When Hurricane Harvey left large stretches of the Lone Star State underwater, Houston Public Media, a joint public radio and television station operated by the University of Houston, connected first responders and residents from Houston to Corpus Christi with lifesaving information. Houston Public Media is also a proud partner of the Texas Station Collaborative, a public radio initiative created to expand and enhance news coverage of Texas.
Public media stations are local nonprofits, managed and staffed by local residents. When disaster strikes, the effects are felt both personally and professionally. Texas stations worked together on a plan to ensure first responders and broadcasters were supported well ahead of Harvey’s landfall.
Delivering Video to First Responders
The Houston Fire Department and Houston Police Department used Houston Public Media’s datacasting technology to stream live video of flooding conditions and potential fire hazards from fixed cameras, a helicopter, a drone and cell phones to the Emergency Operations Center and city leaders. Additionally, datacasting technology allowed first responders to communicate with each other, assess ground conditions and make informed response decisions. Public media’s datacasting technology enables secured communications to travel through public television’s airwaves to targeted public safety recipients. Even if the power grid goes down, datacasting delivers.
Lending a Helping Hand to Fellow Broadcasters
Public media’s mission is grounded in serving the local community and being a good neighbor to those in need.

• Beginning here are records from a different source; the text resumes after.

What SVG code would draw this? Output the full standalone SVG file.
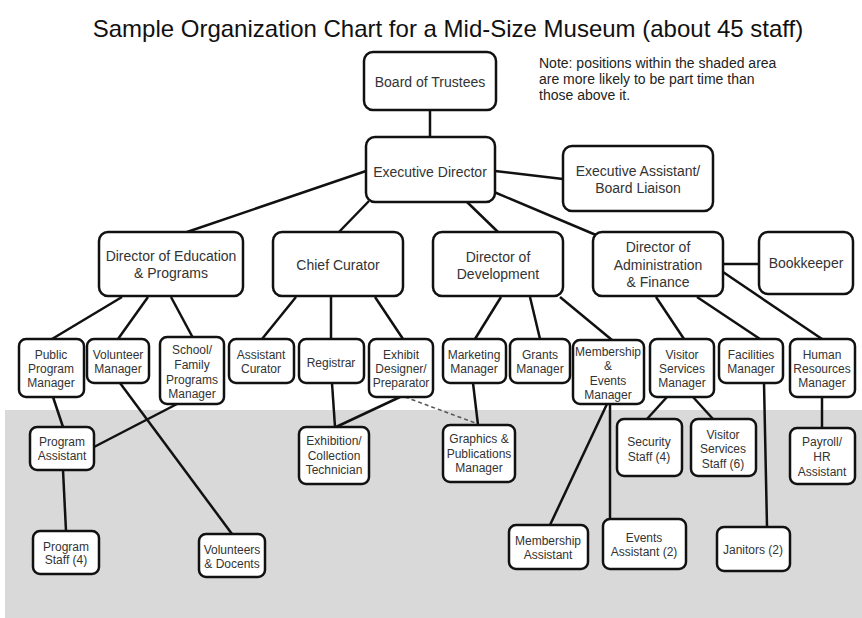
<svg xmlns="http://www.w3.org/2000/svg" width="862" height="618" viewBox="0 0 862 618">
<style>
.bg{fill:#ffffff}
.shade{fill:#d9d9d9}
.box{fill:#ffffff;stroke:#111;stroke-width:2.5}
.t{font-family:"Liberation Sans",Arial,sans-serif;fill:#333;text-anchor:middle}
.l{font-size:14px}
.s{font-size:12px}
.ln{stroke:#111;stroke-width:2.5;fill:none}
.dash{stroke:#555;stroke-width:1.5;stroke-dasharray:4 3;fill:none}
.title{font-family:"Liberation Sans",Arial,sans-serif;font-size:24px;fill:#111;text-anchor:middle}
.note{font-family:"Liberation Sans",Arial,sans-serif;font-size:14px;fill:#222}
</style>
<rect class="bg" x="0" y="0" width="862" height="618"/>
<rect class="shade" x="5" y="410" width="857" height="208"/>
<text class="title" x="448" y="37">Sample Organization Chart for a Mid-Size Museum (about 45 staff)</text>
<text class="note" x="539" y="68">Note: positions within the shaded area</text>
<text class="note" x="539" y="84">are more likely to be part time than</text>
<text class="note" x="539" y="100">those above it.</text>

<g id="connectors">
<line class="ln" x1="430" y1="110" x2="430" y2="137"/>
<line class="ln" x1="495" y1="171" x2="563" y2="179"/>
<line class="ln" x1="366" y1="171" x2="187" y2="232"/>
<line class="ln" x1="369" y1="201" x2="339" y2="232"/>
<line class="ln" x1="467" y1="202" x2="498" y2="232"/>
<line class="ln" x1="494" y1="192" x2="596" y2="235"/>
<line class="ln" x1="723" y1="264" x2="759" y2="264"/>
<line class="ln" x1="122" y1="297" x2="52" y2="339"/>
<line class="ln" x1="148" y1="297" x2="118" y2="339"/>
<line class="ln" x1="171" y1="297" x2="193" y2="338"/>
<line class="ln" x1="296" y1="297" x2="262" y2="339"/>
<line class="ln" x1="331" y1="297" x2="331" y2="339"/>
<line class="ln" x1="375" y1="297" x2="403" y2="339"/>
<line class="ln" x1="501" y1="297" x2="475" y2="339"/>
<line class="ln" x1="530" y1="297" x2="540" y2="339"/>
<line class="ln" x1="560" y1="297" x2="612" y2="340"/>
<line class="ln" x1="656" y1="297" x2="684" y2="339"/>
<line class="ln" x1="697" y1="297" x2="760" y2="339"/>
<line class="ln" x1="723" y1="272" x2="822" y2="339"/>
<line class="ln" x1="53" y1="397" x2="63" y2="427"/>
<line class="ln" x1="177" y1="404" x2="94" y2="447"/>
<line class="ln" x1="120" y1="383" x2="232" y2="534"/>
<line class="ln" x1="332" y1="383" x2="335" y2="427"/>
<line class="ln" x1="400" y1="397" x2="336" y2="427"/>
<line class="dash" x1="405" y1="397" x2="478" y2="424"/>
<line class="ln" x1="473" y1="383" x2="478" y2="425"/>
<line class="ln" x1="607" y1="404" x2="550" y2="525"/>
<line class="ln" x1="610" y1="404" x2="610" y2="519"/>
<line class="ln" x1="667" y1="397" x2="647" y2="419"/>
<line class="ln" x1="693" y1="397" x2="713" y2="419"/>
<line class="ln" x1="764" y1="383" x2="767" y2="527"/>
<line class="ln" x1="822" y1="397" x2="822" y2="428"/>
<line class="ln" x1="63" y1="470" x2="66" y2="531"/>
</g>

<g id="board"><rect class="box" x="364" y="52" width="132" height="58" rx="9"/><text class="t l" x="430" y="87">Board of Trustees</text></g>
<g id="exec"><rect class="box" x="366" y="137" width="129" height="65" rx="9"/><text class="t l" x="430" y="177">Executive Director</text></g>
<g id="execasst"><rect class="box" x="563" y="146" width="150" height="65" rx="9"/><text class="t l" x="638" y="176">Executive Assistant/</text><text class="t l" x="638" y="193">Board Liaison</text></g>

<g id="dired"><rect class="box" x="99" y="232" width="144" height="64" rx="9"/><text class="t l" x="171" y="261">Director of Education</text><text class="t l" x="171" y="278">&amp; Programs</text></g>
<g id="curator"><rect class="box" x="273" y="232" width="130" height="64" rx="9"/><text class="t l" x="338" y="270">Chief Curator</text></g>
<g id="dev"><rect class="box" x="433" y="232" width="130" height="64" rx="9"/><text class="t l" x="498" y="262">Director of</text><text class="t l" x="498" y="279">Development</text></g>
<g id="admin"><rect class="box" x="593" y="232" width="130" height="64" rx="9"/><text class="t l" x="658" y="252">Director of</text><text class="t l" x="658" y="270">Administration</text><text class="t l" x="658" y="287">&amp; Finance</text></g>
<g id="bookkeeper"><rect class="box" x="759" y="232" width="94" height="62" rx="9"/><text class="t l" x="806" y="268">Bookkeeper</text></g>

<g id="pubprog"><rect class="box" x="19" y="339" width="65" height="58" rx="7"/><text class="t s" x="51" y="359">Public</text><text class="t s" x="51" y="373">Program</text><text class="t s" x="51" y="387">Manager</text></g>
<g id="volmgr"><rect class="box" x="87" y="339" width="62" height="44" rx="7"/><text class="t s" x="118" y="359">Volunteer</text><text class="t s" x="118" y="373">Manager</text></g>
<g id="school"><rect class="box" x="160" y="337" width="64" height="67" rx="7"/><text class="t s" x="192" y="354">School/</text><text class="t s" x="192" y="369">Family</text><text class="t s" x="192" y="384">Programs</text><text class="t s" x="192" y="398">Manager</text></g>
<g id="asstcur"><rect class="box" x="229" y="339" width="65" height="44" rx="7"/><text class="t s" x="261" y="359">Assistant</text><text class="t s" x="261" y="373">Curator</text></g>
<g id="registrar"><rect class="box" x="299" y="339" width="65" height="44" rx="7"/><text class="t s" x="331" y="367">Registrar</text></g>
<g id="exhibit"><rect class="box" x="369" y="339" width="64" height="58" rx="7"/><text class="t s" x="401" y="359">Exhibit</text><text class="t s" x="401" y="373">Designer/</text><text class="t s" x="401" y="387">Preparator</text></g>
<g id="marketing"><rect class="box" x="443" y="339" width="63" height="44" rx="7"/><text class="t s" x="474" y="359">Marketing</text><text class="t s" x="474" y="373">Manager</text></g>
<g id="grants"><rect class="box" x="510" y="339" width="60" height="44" rx="7"/><text class="t s" x="540" y="359">Grants</text><text class="t s" x="540" y="373">Manager</text></g>
<g id="memevents"><rect class="box" x="573" y="340" width="71" height="64" rx="7"/><text class="t s" x="608" y="356">Membership</text><text class="t s" x="608" y="370">&amp;</text><text class="t s" x="608" y="385">Events</text><text class="t s" x="608" y="399">Manager</text></g>
<g id="vsm"><rect class="box" x="650" y="339" width="64" height="58" rx="7"/><text class="t s" x="682" y="359">Visitor</text><text class="t s" x="682" y="373">Services</text><text class="t s" x="682" y="387">Manager</text></g>
<g id="facilities"><rect class="box" x="719" y="339" width="64" height="44" rx="7"/><text class="t s" x="751" y="359">Facilities</text><text class="t s" x="751" y="373">Manager</text></g>
<g id="hr"><rect class="box" x="790" y="339" width="65" height="58" rx="7"/><text class="t s" x="822" y="359">Human</text><text class="t s" x="822" y="373">Resources</text><text class="t s" x="822" y="387">Manager</text></g>

<g id="progasst"><rect class="box" x="30" y="427" width="64" height="43" rx="7"/><text class="t s" x="62" y="446">Program</text><text class="t s" x="62" y="460">Assistant</text></g>
<g id="exhtech"><rect class="box" x="299" y="427" width="70" height="57" rx="7"/><text class="t s" x="334" y="445">Exhibition/</text><text class="t s" x="334" y="460">Collection</text><text class="t s" x="334" y="474">Technician</text></g>
<g id="graphics"><rect class="box" x="443" y="425" width="72" height="57" rx="7"/><text class="t s" x="479" y="443">Graphics &amp;</text><text class="t s" x="479" y="458">Publications</text><text class="t s" x="479" y="472">Manager</text></g>
<g id="security"><rect class="box" x="617" y="419" width="65" height="57" rx="7"/><text class="t s" x="649" y="446">Security</text><text class="t s" x="649" y="461">Staff (4)</text></g>
<g id="vsstaff"><rect class="box" x="691" y="419" width="65" height="57" rx="7"/><text class="t s" x="723" y="439">Visitor</text><text class="t s" x="723" y="453">Services</text><text class="t s" x="723" y="468">Staff (6)</text></g>
<g id="payroll"><rect class="box" x="790" y="428" width="65" height="56" rx="7"/><text class="t s" x="822" y="446">Payroll/</text><text class="t s" x="822" y="461">HR</text><text class="t s" x="822" y="476">Assistant</text></g>

<g id="progstaff"><rect class="box" x="33" y="531" width="66" height="43" rx="7"/><text class="t s" x="66" y="551">Program</text><text class="t s" x="66" y="564">Staff (4)</text></g>
<g id="volunteers"><rect class="box" x="199" y="534" width="66" height="43" rx="7"/><text class="t s" x="232" y="554">Volunteers</text><text class="t s" x="232" y="568">&amp; Docents</text></g>
<g id="memasst"><rect class="box" x="509" y="525" width="79" height="44" rx="7"/><text class="t s" x="548" y="545">Membership</text><text class="t s" x="548" y="559">Assistant</text></g>
<g id="eventsasst"><rect class="box" x="603" y="519" width="83" height="50" rx="7"/><text class="t s" x="644" y="542">Events</text><text class="t s" x="644" y="556">Assistant (2)</text></g>
<g id="janitors"><rect class="box" x="717" y="527" width="73" height="44" rx="7"/><text class="t s" x="753" y="554">Janitors (2)</text></g>
</svg>
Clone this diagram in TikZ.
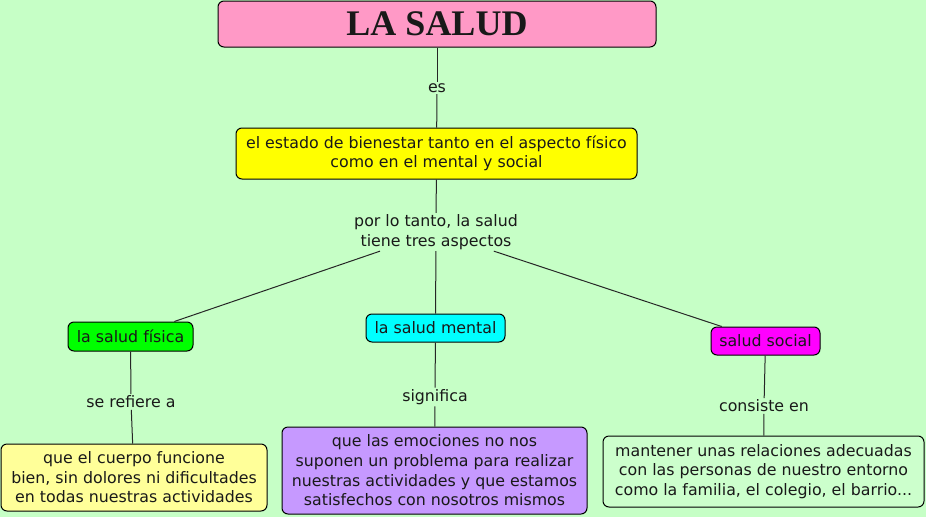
\documentclass[tikz,border=0pt]{standalone}
\usepackage{fontspec}
\setmainfont{DejaVu Sans}
\newfontfamily\titlefont{Liberation Serif}
\definecolor{bg}{HTML}{C6FFC6}
\definecolor{pinkbox}{HTML}{FF99C6}
\definecolor{yel}{HTML}{FFFF00}
\definecolor{lightyel}{HTML}{FFFF99}
\definecolor{purp}{HTML}{C699FF}
\definecolor{grn}{HTML}{00FF00}
\definecolor{cyn}{HTML}{00FFFF}
\definecolor{mag}{HTML}{FF00FF}
\definecolor{palegrn}{HTML}{CCFFCC}
\begin{document}
\begin{tikzpicture}[x=1pt,y=-1pt,
  box/.style={draw=black, rounded corners=6pt, inner sep=0pt, align=center,
    font=\fontsize{15.8}{19.6}\selectfont, line width=1pt, text=black!90},
  lbl/.style={fill=bg, inner sep=1.5pt, align=center,
    font=\fontsize{15.8}{19.6}\selectfont, text=black!90},
  conn/.style={draw=black!85, line width=1pt}]
\fill[bg] (0,0) rectangle (926,517);
\useasboundingbox (0,0) rectangle (926,517);

\node[box, fill=pinkbox, minimum width=438, minimum height=46,
  font=\titlefont\bfseries\fontsize{36}{40}\selectfont] (title) at (437,24) {LA SALUD};
\node[box, fill=yel, minimum width=401, minimum height=51] (estado) at (436.5,153.5)
  {el estado de bienestar tanto en el aspecto físico\\como en el mental y social};
\node[box, fill=grn, minimum width=125, minimum height=29] (fis) at (130.5,336.5) {la salud física};
\node[box, fill=cyn, minimum width=139, minimum height=28] (men) at (435.5,328) {la salud mental};
\node[box, fill=mag, minimum width=109, minimum height=28] (soc) at (765.5,341) {salud social};
\node[box, fill=lightyel, minimum width=266, minimum height=67] (cuerpo) at (134,477.5)
  {que el cuerpo funcione\\bien, sin dolores ni dificultades\\en todas nuestras actividades};
\node[box, fill=purp, minimum width=305, minimum height=87] (emo) at (434.5,470.5)
  {que las emociones no nos\\suponen un problema para realizar\\nuestras actividades y que estamos\\satisfechos con nosotros mismos};
\node[box, fill=palegrn, minimum width=321, minimum height=71] (mant) at (763.5,471.5)
  {mantener unas relaciones adecuadas\\con las personas de nuestro entorno\\como la familia, el colegio, el barrio...};

\node[lbl] (es) at (437,88) {es};
\node[lbl] (por) at (436,232) {por lo tanto, la salud\\tiene tres aspectos};
\node[lbl] (sref) at (131,402) {se refiere a};
\node[lbl] (sig) at (435,397) {significa};
\node[lbl] (cons) at (764,406) {consiste en};

\draw[conn] (title) -- (es);
\draw[conn] (es) -- (estado);
\draw[conn] (estado) -- (por);
\draw[conn] (por) -- (fis);
\draw[conn] (por) -- (men);
\draw[conn] (por) -- (soc);
\draw[conn] (fis) -- (sref);
\draw[conn] (sref) -- (cuerpo);
\draw[conn] (men) -- (sig);
\draw[conn] (sig) -- (emo);
\draw[conn] (soc) -- (cons);
\draw[conn] (cons) -- (mant);
\end{tikzpicture}
\end{document}
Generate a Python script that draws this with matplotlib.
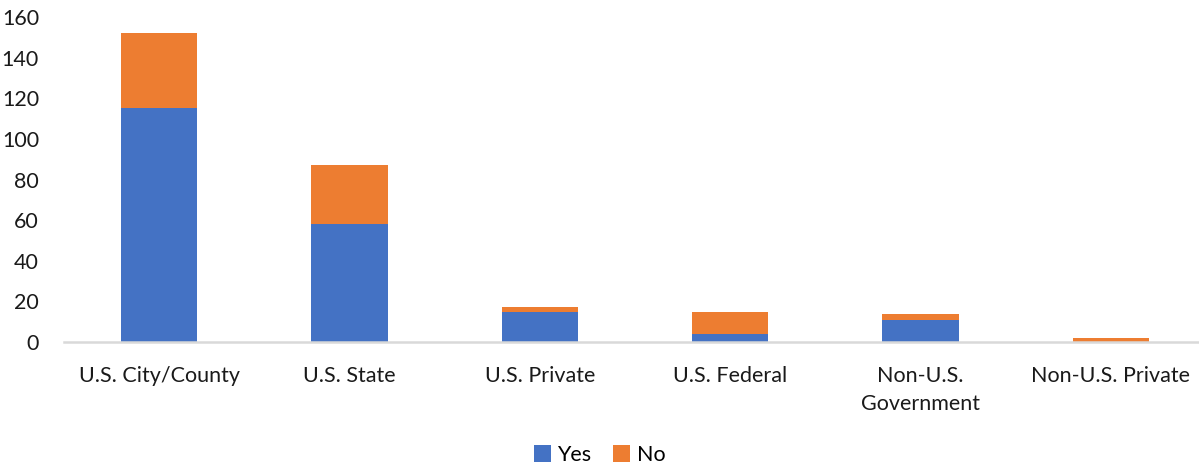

When flooding forced CBS affiliate, KHOU, to evacuate, Houston Public Media’s Associate Vice President and General Manager, Lisa Trapani Shumate, told KHOU’s General Manager Susan McEldoon, “to come over here – we’ll work together.”
The two stations joined forces to deliver lifesaving information to Houstonians.
KHOU set up in Houston Public Media’s studio and in a newsroom on the first floor to continue its 24/7 news operations. Houston Public Media provided a safe working – and sometimes sleeping – environment to 75 of KHOU’s employees and offered technical support. KHOU is expected to be displaced through the end of the year.
Also, when an extended service disruption left Corpus Christi residents without access to KEDT, their local public television station, Houston Public Media provided the region with programming.
Broadcasting Breaking News
To ensure emergency information was widely available, Houston Public Media used its radio multicast channels, which allow stations to broadcast two or more programs at the same time, to broadcast KHOU and KTRK, a local ABC affiliate, during their wall-to-wall storm coverage overnight. Station reporters who couldn’t drive into the office used WhatsApp and smart phones to record, edit and publish important information to the web, mobile and social media.
Working for the Public’s Interest
Public media’s essential coverage of Hurricane Harvey persisted though the disaster and into the storm’s wake, with reporting on relief efforts, work to rebuild, where to find gas for evacuations and after Harvey, where kids whose schools were damaged are being educated, lessons learned for the future, experiences of some who relocated to Houston after Katrina and have now had to relocate again, and more. For example, Houston Public Media has extended its local, daily talk show, Houston Matters, to discuss important topics from hurricane preparation information to how to file insurance claims to parenting tips to help children cope with disasters.
Houston Public Media’s passion and commitment to protect the public during emergencies, like Hurricane Harvey, is apparent through the lifesaving news and stories they tell, the resources they provide and the technology they employ.
Houston Public Media’s public safety work is made possible by a small federal investment of $1.35 per American. The return on investment – keeping Americans safe – is priceless.